Cleopatra is a 1611-1612 oil on canvas painting of Cleopatra by Artemisia Gentileschi, now in the private Etro collection in Milan.

It is unquestionably from the Gentileschi workshop, but secure authorship to either Orazio or Artemisia is disputed.

== Description ==
===Subject matter===
The painting depicts Cleopatra, the Egyptian queen, alone in the moments before she commits suicide by submitting to a venomous snakebite. A common theme for artists of the period, the artist may have drawn upon Plutarch's account which described her death from the bite of an asp.
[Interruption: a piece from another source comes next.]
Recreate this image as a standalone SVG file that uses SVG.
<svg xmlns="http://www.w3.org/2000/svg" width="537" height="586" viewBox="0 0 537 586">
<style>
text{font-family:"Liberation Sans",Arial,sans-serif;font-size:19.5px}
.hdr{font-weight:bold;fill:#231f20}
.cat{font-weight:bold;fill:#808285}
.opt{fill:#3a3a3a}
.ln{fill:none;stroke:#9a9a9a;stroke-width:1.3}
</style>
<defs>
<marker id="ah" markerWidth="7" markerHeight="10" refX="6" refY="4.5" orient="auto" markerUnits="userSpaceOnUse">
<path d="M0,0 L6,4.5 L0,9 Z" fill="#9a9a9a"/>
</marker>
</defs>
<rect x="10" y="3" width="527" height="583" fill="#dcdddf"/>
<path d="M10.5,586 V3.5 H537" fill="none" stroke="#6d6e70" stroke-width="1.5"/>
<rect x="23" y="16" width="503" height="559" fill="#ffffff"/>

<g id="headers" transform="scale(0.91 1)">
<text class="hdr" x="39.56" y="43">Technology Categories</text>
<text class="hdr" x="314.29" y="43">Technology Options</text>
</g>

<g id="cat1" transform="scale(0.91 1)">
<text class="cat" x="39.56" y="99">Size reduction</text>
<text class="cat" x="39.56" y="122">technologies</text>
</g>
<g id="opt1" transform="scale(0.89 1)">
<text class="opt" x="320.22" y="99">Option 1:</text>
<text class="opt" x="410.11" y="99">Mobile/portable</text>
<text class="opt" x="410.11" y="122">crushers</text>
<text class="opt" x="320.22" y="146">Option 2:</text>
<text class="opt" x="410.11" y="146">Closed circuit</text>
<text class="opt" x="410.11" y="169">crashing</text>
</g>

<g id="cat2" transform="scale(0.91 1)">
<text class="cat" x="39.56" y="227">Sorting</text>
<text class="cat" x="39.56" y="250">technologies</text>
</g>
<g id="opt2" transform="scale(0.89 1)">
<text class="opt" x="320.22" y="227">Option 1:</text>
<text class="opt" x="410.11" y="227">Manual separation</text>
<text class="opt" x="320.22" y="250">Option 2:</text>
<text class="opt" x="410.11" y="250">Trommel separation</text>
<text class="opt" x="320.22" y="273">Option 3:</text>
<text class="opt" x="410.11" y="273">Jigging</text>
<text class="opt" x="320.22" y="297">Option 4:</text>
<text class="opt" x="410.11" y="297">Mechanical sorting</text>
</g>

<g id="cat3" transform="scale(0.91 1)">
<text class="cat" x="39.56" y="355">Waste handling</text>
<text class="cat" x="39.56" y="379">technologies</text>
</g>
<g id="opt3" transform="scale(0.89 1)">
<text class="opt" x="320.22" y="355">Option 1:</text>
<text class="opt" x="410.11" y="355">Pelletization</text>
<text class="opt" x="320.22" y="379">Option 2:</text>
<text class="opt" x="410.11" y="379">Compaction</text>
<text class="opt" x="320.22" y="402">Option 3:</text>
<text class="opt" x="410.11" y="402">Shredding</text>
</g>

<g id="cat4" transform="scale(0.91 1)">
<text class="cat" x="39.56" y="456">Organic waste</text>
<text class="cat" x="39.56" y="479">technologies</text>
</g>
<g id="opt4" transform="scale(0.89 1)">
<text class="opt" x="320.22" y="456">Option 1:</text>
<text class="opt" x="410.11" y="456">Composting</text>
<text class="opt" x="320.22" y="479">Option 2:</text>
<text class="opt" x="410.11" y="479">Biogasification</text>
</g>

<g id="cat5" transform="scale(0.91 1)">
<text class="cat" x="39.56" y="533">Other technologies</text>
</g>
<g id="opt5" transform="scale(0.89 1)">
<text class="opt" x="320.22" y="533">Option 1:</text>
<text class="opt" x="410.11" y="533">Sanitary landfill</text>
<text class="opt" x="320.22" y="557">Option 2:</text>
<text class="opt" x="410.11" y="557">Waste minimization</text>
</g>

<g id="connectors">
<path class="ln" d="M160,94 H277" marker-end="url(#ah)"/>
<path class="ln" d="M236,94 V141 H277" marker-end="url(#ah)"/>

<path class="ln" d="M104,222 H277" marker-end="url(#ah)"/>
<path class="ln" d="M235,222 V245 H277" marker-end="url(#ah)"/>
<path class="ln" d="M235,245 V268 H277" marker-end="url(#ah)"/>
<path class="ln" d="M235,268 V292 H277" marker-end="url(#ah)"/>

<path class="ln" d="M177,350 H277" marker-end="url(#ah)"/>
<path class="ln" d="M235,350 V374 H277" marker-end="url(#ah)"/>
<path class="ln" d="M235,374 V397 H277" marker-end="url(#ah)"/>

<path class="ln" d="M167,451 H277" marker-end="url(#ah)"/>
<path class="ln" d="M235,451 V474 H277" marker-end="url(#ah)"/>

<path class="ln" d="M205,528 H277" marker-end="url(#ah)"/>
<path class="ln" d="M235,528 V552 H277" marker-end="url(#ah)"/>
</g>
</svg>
The pose is based upon that of an ancient statue now known as Sleeping Ariadne, which had been thought to represent Cleopatra wearing a snake-like piece of jewelry on her arm.

===Attribution===
Given the close collaboration between father and daughter at the start of Artemisia's career, art historians have struggled to achieve consensus on the attribution of this work. Keith Christiansen has argued this is the work of Orazio, given the masterful depiction of the textiles, for which he was renowned. Mary D. Garrard advocates for an attribution to Artemisia, given the strong emotional tension of the piece, while Letizia Treves cites the realistic rendering of the female form as conclusive evidence of Artemisia's authorship.

==History==
The painting was known to be in the collection of Pietro Gentile until 1640–1641, hanging in Palazzo Gentile in Genoa alongside her Lucretia. It remained in the Gentile family collection until the early 19th century, at which point it is recorded in the Adorno collection. It later appeared in the Morandotti collection in 1971, from which it was lent to the Gentileschi exhibition in 2001. Extensive restoration work was undertaken in during 1967–1978, revealing a great depth of color and skill in rendering. Conservators also removed a large strip of canvas from the top of the painting, which was assessed as being a later addition. In April 2004, it was acquired by the Gerolamo Etro collection in Milan.